EXERCISE DETAILS » Repeat everything from the first line of the listing below through the line that contains "import matplotlib.pyplot as plt", exactly. Leave out pictures.
========================
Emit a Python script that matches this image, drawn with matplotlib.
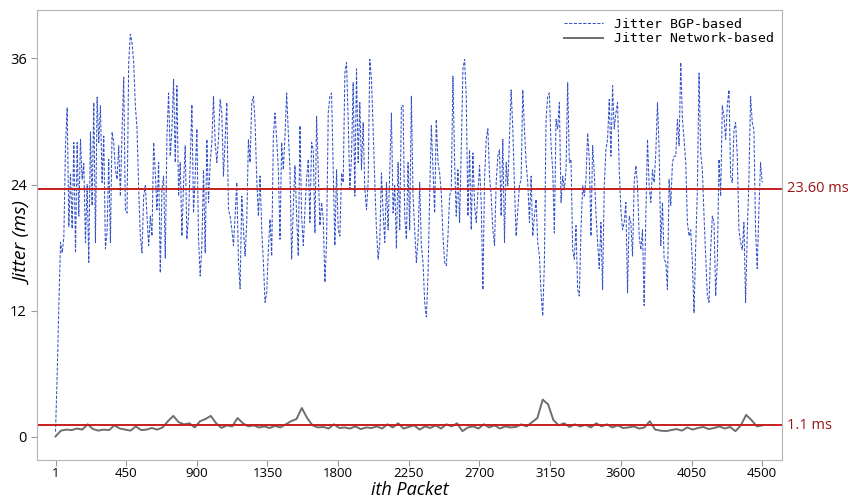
import numpy as np
import matplotlib
matplotlib.use("Agg")
import matplotlib.pyplot as plt

# jitter values (ms), evenly spread over packets 1..4500
bgp_jitter = [
    0.5, 6, 12.5, 18.5, 17.5, 19, 27.7, 31.3, 20, 25, 19.8, 28, 17.5, 28, 21, 28.3,
    24.5, 26, 18.5, 24, 16.6, 29, 22, 31.8, 18.5, 32.3, 28, 31.5, 24.2, 28.6, 17.9,
    19.5, 26.4, 18.5, 29, 28, 25.4, 24.5, 27.7, 22.9, 29, 34.2, 21.6, 21.3, 35.6, 38.3,
    37.5, 35.6, 31.5, 29.3, 23.6, 19.1, 17.5, 22.9, 23.9, 21.0, 18.2, 21.0, 19.1, 28.0,
    25.1, 21.6, 26.1, 15.6, 23.6,
    24.8, 17.0, 28.6, 32.7, 26.7, 29.3, 34.0, 26.1, 33.4, 22.9, 26.1, 19.1, 24.2, 27.7,
    18.8, 21.0, 26.1, 31.6, 21.3, 24.8, 29.3, 18.8, 15.3, 18.2, 25.4, 17.5, 28.3, 22.3,
    26.1, 28.0, 32.4, 28.0, 26.1, 28.3, 32.1, 30.8, 24.8, 28.3, 31.8, 21.6, 21.0, 19.8,
    18.2, 21.0, 24.2, 16.6, 14.1, 22.9, 19.8, 17.2, 20.4, 28.3, 26.1, 31.8, 32.4, 29.9,
    24.5, 21.0, 24.8, 19.8, 16.6, 12.8, 13.7, 17.9, 20.7, 17.2, 28.6, 30.8, 28.3, 25.4,
    18.8, 28.0,
    25.4, 28.6, 32.7, 28.9, 25.4, 16.9, 22.0, 25.8, 21.0, 17.2, 29.6, 21.0, 18.2, 21.6,
    24.5, 26.4, 20.4, 28.0, 27.3, 19.4, 30.5, 25.4, 20.1, 22.3, 20.7, 14.7, 18.5, 30.8,
    32.4, 32.7, 25.4, 18.2, 25.4, 19.7, 19.1, 25.1, 24.2, 34.6, 35.6, 30.2, 23.6, 26.7,
    33.7, 22.9, 35.0, 26.1, 31.8, 25.4, 29.9, 23.6, 21.6, 24.2, 35.9, 34.0, 29.3, 24.2,
    19.7, 16.9, 18.5, 25.1, 21.3, 18.5, 24.2, 19.7, 25.4, 30.8, 21.3, 23.9, 17.9, 26.1,
    19.7, 31.5,
    31.5, 21.0, 18.8, 26.1, 19.7, 32.4, 22.9, 19.7, 16.6, 18.8, 24.2, 18.2, 16.6, 12.8,
    11.4, 15.3, 22.9, 29.6, 25.4, 21.3, 30.2, 26.1, 25.1, 23.2, 19.1, 16.6, 16.3, 19.1,
    22.9, 23.5, 34.3, 26.1, 21.0, 25.4, 20.4, 27.3, 35.0, 35.9, 32.4, 21.0, 27.3, 19.7,
    27.0, 22.0, 20.4, 23.2, 25.8, 22.3, 14.0, 24.5, 28.3, 29.3, 24.8, 22.9, 19.7, 18.2,
    24.2, 26.7, 27.3, 21.0, 28.3, 18.5, 26.1, 23.9, 28.6, 33.0, 29.3, 23.9, 19.1, 21.6,
    23.9, 24.5, 33.0,
    29.3, 26.1, 24.2, 20.4, 24.8, 19.1, 21.0, 22.6, 18.5, 17.2, 13.7, 11.5, 16.6, 30.2,
    32.4, 32.7, 27.7, 25.4, 19.4, 30.2, 29.3, 31.8, 22.3, 24.8, 23.5, 25.4, 33.7, 26.1,
    26.4, 17.8, 16.9, 20.1, 14.0, 13.4, 19.7, 23.9, 22.9, 24.5, 28.9, 26.4, 19.1, 27.7,
    25.1, 21.3, 18.5, 16.0, 20.4, 14.0, 23.9, 27.3, 28.3, 32.1, 26.7, 33.4, 29.3, 30.8,
    31.8, 25.4, 21.6, 19.7, 20.4, 22.3, 13.7, 21.0, 20.4, 17.2, 24.2, 25.8, 23.9, 19.1,
    17.8,
    19.7, 12.5, 21.0, 28.3, 23.9, 22.3, 25.4, 24.2, 27.0, 31.8, 27.3, 18.2, 22.3, 16.9,
    16.6, 14.0, 24.5, 22.0, 26.1, 26.7, 26.7, 30.2, 27.7, 35.6, 30.2, 28.3, 26.1, 20.4,
    19.1, 19.7, 16.6, 11.8, 18.2, 23.5, 34.6, 27.0, 25.4, 21.0, 17.2, 13.4, 12.8, 17.8,
    21.0, 20.4, 13.4, 16.6, 26.4, 22.9, 31.5, 30.5, 28.3, 31.5, 33.0, 24.8, 24.2, 29.2,
    29.9, 26.7, 19.7, 18.5, 17.8, 20.4, 12.8, 19.4, 24.5, 32.4, 29.9, 29.2, 19.7, 16.0,
    21.6, 26.1, 24.2,
]

net_jitter = [
    0.05, 0.6, 0.7, 0.65, 0.8, 0.7, 1.2, 0.75, 0.6, 0.7, 0.65, 1.1, 0.8, 0.7, 0.6, 1.0,
    0.65, 0.7, 0.85, 0.7, 0.9, 1.5, 2.0, 1.4, 1.2, 1.3, 0.9, 1.5, 1.7, 2.0, 1.3, 0.85,
    1.1, 1.0, 1.8, 1.3, 1.0, 1.1, 0.9, 1.0, 0.85, 1.05, 0.9, 1.2, 1.5, 1.7, 2.75, 1.8,
    1.1, 0.9, 0.95, 0.8, 1.2, 0.85, 0.9, 0.8, 1.0, 0.75, 0.9, 0.85, 1.0, 0.8, 1.2, 0.9,
    1.3, 0.8, 0.95, 1.1, 0.7, 1.0, 0.85, 1.1, 0.8, 1.2, 1.0, 1.3, 0.55, 0.9, 1.0, 0.8,
    1.2, 0.9, 1.1, 0.8, 1.0, 0.9, 0.95, 1.2, 1.0, 1.4, 1.8, 3.55, 3.1, 1.6, 1.1, 1.3,
    0.95, 1.2, 1.0, 1.15, 0.9, 1.3, 1.0, 1.2, 0.9, 1.1, 0.85, 0.9, 1.0, 0.8, 0.9, 1.5,
    0.7, 0.6, 0.55, 0.65, 0.75, 0.6, 0.9, 0.7, 0.85, 0.95, 0.75, 0.85, 1.0, 0.8, 0.95,
    0.55, 1.1, 2.1, 1.6, 1.0, 1.1,
]

bgp_mean = 23.60
net_mean = 1.1
x_ticks = [1, 450, 900, 1350, 1800, 2250, 2700, 3150, 3600, 4050, 4500]
y_ticks = [0, 12, 24, 36]

bgp_x = np.linspace(1, 4500, len(bgp_jitter))
net_x = np.linspace(1, 4500, len(net_jitter))

plt.rcParams['font.family'] = ['Open Sans', 'DejaVu Sans']

fig = plt.figure(figsize=(8.48, 4.99), dpi=100)
ax = fig.add_axes([0.044, 0.078, 0.878, 0.902])

ax.plot(bgp_x, bgp_jitter, color='#3352c8', linewidth=0.75,
        linestyle=(0, (3, 1.5)), label='Jitter BGP-based')
ax.plot(net_x, net_jitter, color='#6e6e6e', linewidth=1.4,
        label='Jitter Network-based')

ax.axhline(bgp_mean, color='#c81e1e', linewidth=1.4)
ax.axhline(net_mean, color='#c81e1e', linewidth=1.4)
ax.text(1.007, bgp_mean, f'{bgp_mean:.2f} ms', transform=ax.get_yaxis_transform(),
        color='#9b1414', fontsize=10.5, va='center', ha='left')
ax.text(1.007, net_mean, f'{net_mean} ms', transform=ax.get_yaxis_transform(),
        color='#9b1414', fontsize=10.5, va='center', ha='left')

ax.set_xlim(-115, 4625)
ax.set_ylim(-2.2, 40.6)
ax.set_xticks(x_ticks)
ax.set_yticks(y_ticks)
ax.tick_params(labelsize=10.5, length=4, color='#999999')
ax.tick_params(axis='x', pad=1, labelsize=9.5)

for sp in ax.spines.values():
    sp.set_color('#b4b4b4')

ax.set_ylabel('Jitter (ms)', fontsize=14, style='italic')
ax.yaxis.set_label_coords(-0.006, 0.48)
ax.set_xlabel('ith Packet', fontsize=13, style='italic')
ax.xaxis.set_label_coords(0.5, -0.047)

leg = ax.legend(loc='upper right', frameon=False, handlelength=3,
                prop={'family': 'DejaVu Sans Mono', 'size': 9.5},
                borderaxespad=0.2, labelspacing=0.1)

fig.savefig('out.png', dpi=100)
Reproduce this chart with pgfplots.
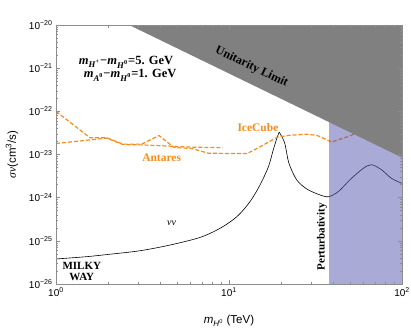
========================
CORRECT RESULT »
Emit a Python script that matches this image, drawn with matplotlib.
import numpy as np
import matplotlib
matplotlib.use("Agg")
import matplotlib.pyplot as plt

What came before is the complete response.